___ TASK MATERIAL
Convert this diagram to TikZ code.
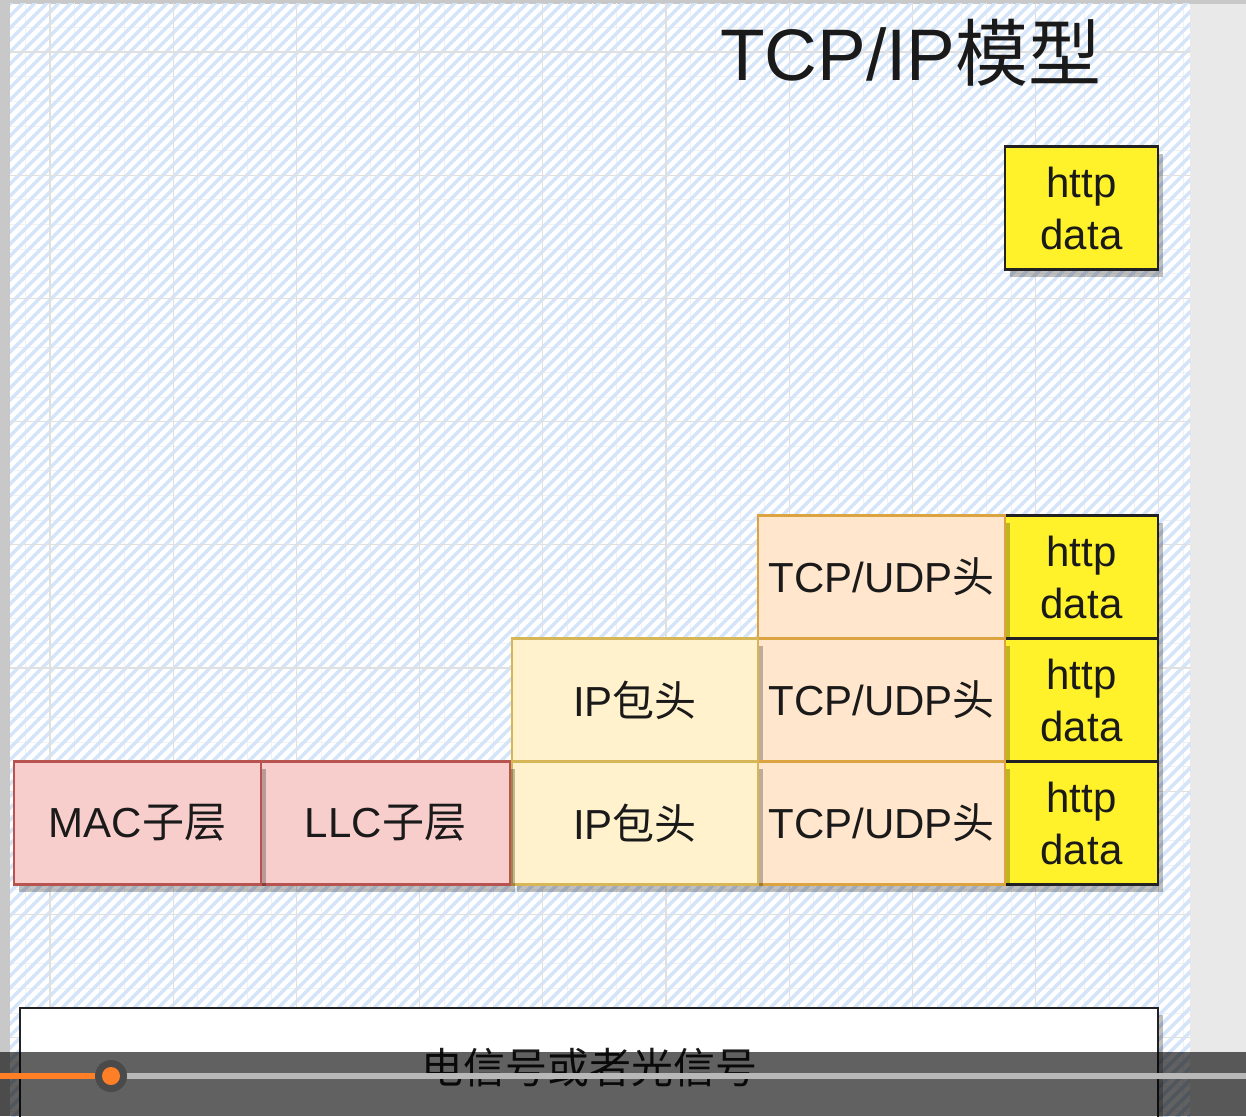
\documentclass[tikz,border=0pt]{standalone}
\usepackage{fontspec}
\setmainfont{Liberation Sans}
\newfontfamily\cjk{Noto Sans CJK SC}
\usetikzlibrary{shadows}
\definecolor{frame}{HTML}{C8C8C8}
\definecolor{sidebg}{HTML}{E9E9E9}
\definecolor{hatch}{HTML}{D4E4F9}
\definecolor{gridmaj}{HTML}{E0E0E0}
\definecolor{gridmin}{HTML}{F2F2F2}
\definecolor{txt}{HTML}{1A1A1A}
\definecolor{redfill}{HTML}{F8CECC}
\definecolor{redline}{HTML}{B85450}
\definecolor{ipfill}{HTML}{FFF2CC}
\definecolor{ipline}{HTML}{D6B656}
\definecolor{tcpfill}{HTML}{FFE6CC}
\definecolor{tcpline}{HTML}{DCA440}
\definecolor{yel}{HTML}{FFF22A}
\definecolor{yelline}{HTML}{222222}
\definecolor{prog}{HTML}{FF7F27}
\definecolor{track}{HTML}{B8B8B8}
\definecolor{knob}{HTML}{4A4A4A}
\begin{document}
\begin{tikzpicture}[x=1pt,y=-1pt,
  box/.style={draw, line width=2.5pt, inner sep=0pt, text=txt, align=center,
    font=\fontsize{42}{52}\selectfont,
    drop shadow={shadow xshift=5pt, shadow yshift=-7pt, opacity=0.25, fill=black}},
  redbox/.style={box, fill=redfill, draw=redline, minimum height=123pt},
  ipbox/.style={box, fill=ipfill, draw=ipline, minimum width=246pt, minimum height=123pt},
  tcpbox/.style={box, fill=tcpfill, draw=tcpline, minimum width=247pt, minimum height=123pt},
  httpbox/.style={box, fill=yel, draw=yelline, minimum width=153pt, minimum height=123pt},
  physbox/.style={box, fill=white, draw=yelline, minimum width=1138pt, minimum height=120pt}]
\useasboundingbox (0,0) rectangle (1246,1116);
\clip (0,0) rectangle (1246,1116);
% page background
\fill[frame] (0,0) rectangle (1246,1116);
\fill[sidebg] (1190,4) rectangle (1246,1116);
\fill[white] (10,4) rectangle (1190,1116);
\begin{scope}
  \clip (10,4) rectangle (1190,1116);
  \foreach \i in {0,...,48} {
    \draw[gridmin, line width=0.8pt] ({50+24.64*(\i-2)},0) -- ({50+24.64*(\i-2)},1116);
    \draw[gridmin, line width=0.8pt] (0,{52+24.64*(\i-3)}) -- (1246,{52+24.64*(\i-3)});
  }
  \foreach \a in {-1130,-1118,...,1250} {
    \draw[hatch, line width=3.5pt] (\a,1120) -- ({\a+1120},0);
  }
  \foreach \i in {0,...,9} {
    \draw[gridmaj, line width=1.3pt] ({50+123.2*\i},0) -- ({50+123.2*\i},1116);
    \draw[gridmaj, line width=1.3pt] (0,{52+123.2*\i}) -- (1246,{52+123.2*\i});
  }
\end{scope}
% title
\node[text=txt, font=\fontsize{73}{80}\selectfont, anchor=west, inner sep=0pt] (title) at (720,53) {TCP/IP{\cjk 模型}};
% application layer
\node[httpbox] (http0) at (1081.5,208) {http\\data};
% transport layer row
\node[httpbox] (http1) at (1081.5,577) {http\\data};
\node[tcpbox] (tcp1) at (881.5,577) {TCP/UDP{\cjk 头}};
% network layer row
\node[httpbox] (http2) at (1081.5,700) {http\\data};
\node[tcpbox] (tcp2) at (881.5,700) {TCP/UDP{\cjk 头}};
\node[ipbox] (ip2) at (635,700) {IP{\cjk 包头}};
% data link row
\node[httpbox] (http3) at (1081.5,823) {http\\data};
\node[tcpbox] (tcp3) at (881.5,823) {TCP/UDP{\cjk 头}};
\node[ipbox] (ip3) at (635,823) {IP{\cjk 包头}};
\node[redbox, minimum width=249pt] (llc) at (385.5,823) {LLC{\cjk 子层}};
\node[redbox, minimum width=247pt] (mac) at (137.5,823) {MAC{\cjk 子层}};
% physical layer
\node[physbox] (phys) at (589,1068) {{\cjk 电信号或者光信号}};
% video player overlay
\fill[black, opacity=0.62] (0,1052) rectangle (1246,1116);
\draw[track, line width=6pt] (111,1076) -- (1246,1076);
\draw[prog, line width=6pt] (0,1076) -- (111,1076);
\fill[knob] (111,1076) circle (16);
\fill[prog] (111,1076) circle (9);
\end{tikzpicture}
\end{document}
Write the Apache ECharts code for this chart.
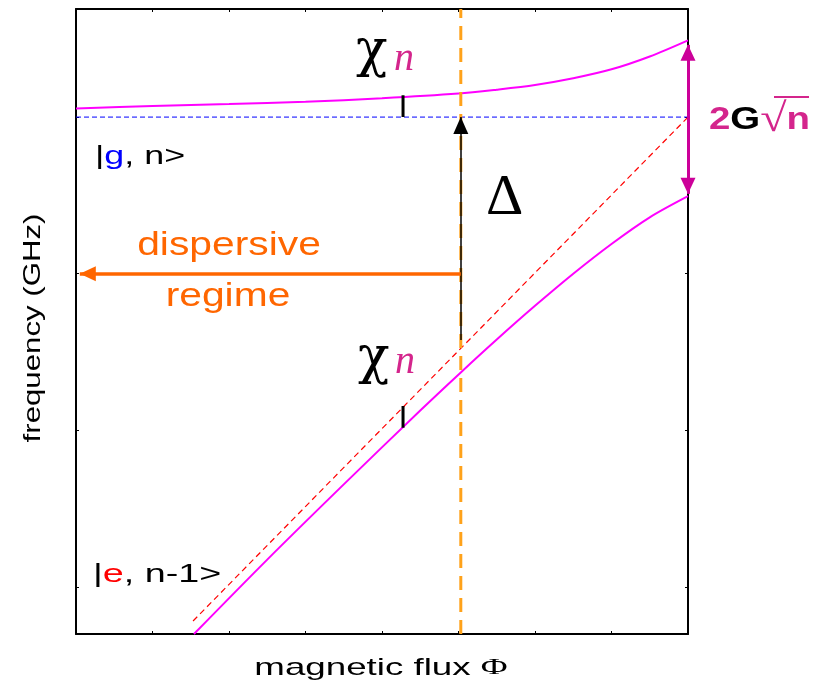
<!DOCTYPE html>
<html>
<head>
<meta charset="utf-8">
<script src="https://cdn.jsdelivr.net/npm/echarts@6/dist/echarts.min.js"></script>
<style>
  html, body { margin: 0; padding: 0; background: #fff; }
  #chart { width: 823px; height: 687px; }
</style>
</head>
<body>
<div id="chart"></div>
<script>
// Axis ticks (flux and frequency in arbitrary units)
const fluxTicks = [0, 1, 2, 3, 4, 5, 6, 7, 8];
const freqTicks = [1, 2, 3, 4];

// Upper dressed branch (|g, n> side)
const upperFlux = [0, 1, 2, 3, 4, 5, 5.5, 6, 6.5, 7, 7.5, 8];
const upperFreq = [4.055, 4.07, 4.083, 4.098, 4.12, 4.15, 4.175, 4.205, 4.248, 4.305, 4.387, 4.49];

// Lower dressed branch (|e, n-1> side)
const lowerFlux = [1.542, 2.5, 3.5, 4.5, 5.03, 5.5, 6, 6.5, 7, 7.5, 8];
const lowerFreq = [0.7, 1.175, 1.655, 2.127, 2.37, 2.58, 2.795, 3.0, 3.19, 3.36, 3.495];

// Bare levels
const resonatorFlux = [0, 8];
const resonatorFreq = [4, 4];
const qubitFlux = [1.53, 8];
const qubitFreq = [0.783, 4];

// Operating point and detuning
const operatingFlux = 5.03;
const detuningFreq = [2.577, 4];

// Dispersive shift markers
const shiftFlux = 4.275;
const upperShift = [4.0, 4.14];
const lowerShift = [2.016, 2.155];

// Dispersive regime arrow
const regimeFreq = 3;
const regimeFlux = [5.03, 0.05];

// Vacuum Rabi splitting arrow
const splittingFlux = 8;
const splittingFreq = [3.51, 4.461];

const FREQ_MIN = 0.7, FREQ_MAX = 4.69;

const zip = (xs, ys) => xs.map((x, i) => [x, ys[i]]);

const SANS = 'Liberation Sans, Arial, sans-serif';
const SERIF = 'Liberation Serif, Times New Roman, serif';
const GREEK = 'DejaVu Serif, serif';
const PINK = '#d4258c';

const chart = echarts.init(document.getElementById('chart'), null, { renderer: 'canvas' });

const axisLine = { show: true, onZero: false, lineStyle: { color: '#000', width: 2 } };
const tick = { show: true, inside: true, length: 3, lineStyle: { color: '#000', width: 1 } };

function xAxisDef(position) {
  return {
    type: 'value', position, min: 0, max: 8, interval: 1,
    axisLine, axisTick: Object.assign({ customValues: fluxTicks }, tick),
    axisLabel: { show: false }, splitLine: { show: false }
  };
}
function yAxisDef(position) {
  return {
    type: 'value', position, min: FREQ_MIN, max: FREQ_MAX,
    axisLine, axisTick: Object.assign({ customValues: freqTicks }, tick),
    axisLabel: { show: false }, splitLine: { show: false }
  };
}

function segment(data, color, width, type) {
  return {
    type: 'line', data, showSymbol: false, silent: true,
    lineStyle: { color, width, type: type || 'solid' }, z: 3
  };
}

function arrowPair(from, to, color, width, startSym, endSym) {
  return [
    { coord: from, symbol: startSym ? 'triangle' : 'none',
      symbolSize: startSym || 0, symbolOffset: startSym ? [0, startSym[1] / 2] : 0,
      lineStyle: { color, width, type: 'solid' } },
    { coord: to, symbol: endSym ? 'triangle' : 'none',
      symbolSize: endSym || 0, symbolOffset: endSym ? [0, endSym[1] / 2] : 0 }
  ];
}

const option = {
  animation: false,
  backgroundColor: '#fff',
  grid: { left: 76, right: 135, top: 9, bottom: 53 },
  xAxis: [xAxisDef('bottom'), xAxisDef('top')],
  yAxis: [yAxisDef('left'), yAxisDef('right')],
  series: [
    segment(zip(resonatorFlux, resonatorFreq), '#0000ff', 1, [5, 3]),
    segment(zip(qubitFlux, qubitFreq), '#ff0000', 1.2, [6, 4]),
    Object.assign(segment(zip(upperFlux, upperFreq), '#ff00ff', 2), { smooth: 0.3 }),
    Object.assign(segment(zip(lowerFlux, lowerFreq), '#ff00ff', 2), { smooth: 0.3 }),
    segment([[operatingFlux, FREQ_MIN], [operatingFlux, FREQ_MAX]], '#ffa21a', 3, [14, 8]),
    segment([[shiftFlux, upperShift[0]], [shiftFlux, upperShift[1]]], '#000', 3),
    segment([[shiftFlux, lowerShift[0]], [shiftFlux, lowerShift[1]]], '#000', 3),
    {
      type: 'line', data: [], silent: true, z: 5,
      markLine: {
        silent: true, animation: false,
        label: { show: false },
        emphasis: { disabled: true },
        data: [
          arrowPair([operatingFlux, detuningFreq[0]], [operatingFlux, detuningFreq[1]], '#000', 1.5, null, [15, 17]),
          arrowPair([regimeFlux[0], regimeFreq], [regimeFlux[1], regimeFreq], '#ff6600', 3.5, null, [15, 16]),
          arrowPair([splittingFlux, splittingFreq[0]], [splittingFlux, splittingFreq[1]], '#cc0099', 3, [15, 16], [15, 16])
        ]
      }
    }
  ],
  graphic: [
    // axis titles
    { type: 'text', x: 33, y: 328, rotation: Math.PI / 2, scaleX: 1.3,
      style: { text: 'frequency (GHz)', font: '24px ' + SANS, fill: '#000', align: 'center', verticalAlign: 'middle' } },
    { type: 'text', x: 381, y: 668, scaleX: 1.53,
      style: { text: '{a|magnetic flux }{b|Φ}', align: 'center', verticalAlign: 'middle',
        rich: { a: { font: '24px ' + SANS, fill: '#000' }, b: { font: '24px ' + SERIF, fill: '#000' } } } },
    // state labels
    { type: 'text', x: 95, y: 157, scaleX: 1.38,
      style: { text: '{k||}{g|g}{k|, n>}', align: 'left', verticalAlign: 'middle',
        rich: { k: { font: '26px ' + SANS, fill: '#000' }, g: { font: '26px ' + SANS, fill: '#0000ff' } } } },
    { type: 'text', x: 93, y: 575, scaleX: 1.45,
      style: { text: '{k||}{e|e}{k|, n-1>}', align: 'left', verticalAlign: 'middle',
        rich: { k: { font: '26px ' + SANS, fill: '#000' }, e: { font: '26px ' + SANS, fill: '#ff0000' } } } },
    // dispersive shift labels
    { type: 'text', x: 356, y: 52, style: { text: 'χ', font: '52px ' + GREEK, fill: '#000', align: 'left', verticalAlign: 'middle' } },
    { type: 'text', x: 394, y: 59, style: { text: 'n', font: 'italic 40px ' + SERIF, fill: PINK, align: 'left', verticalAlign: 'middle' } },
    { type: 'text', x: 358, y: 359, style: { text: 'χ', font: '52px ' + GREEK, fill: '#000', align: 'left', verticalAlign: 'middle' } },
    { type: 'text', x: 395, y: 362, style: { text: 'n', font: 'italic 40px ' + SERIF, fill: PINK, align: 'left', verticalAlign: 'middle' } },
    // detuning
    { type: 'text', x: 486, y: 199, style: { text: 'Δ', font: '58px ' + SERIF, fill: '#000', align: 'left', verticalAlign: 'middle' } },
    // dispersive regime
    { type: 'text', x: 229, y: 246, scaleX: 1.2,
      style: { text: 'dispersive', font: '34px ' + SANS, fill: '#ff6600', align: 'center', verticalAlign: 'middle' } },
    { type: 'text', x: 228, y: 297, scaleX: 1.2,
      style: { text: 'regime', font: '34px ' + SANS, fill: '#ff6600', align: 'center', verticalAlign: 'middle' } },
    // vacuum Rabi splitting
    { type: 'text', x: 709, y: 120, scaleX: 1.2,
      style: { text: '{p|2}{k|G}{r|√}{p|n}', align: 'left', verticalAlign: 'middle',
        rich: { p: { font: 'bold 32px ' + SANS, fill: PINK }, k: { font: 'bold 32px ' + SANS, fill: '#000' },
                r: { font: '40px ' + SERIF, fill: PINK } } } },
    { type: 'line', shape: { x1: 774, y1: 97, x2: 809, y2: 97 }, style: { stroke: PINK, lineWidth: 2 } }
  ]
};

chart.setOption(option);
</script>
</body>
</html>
______
▶ EXERCISE TASK: Pick out the part that begins with the line containing "Write the Apache ECharts code for this chart." and finishes with the line containing "4.305, 4.387, 4.49];", both included. Restate it exactly, without images.

▶ EXERCISE SOLUTION:
Write the Apache ECharts code for this chart.
<!DOCTYPE html>
<html>
<head>
<meta charset="utf-8">
<script src="https://cdn.jsdelivr.net/npm/echarts@6/dist/echarts.min.js"></script>
<style>
  html, body { margin: 0; padding: 0; background: #fff; }
  #chart { width: 823px; height: 687px; }
</style>
</head>
<body>
<div id="chart"></div>
<script>
// Axis ticks (flux and frequency in arbitrary units)
const fluxTicks = [0, 1, 2, 3, 4, 5, 6, 7, 8];
const freqTicks = [1, 2, 3, 4];

// Upper dressed branch (|g, n> side)
const upperFlux = [0, 1, 2, 3, 4, 5, 5.5, 6, 6.5, 7, 7.5, 8];
const upperFreq = [4.055, 4.07, 4.083, 4.098, 4.12, 4.15, 4.175, 4.205, 4.248, 4.305, 4.387, 4.49];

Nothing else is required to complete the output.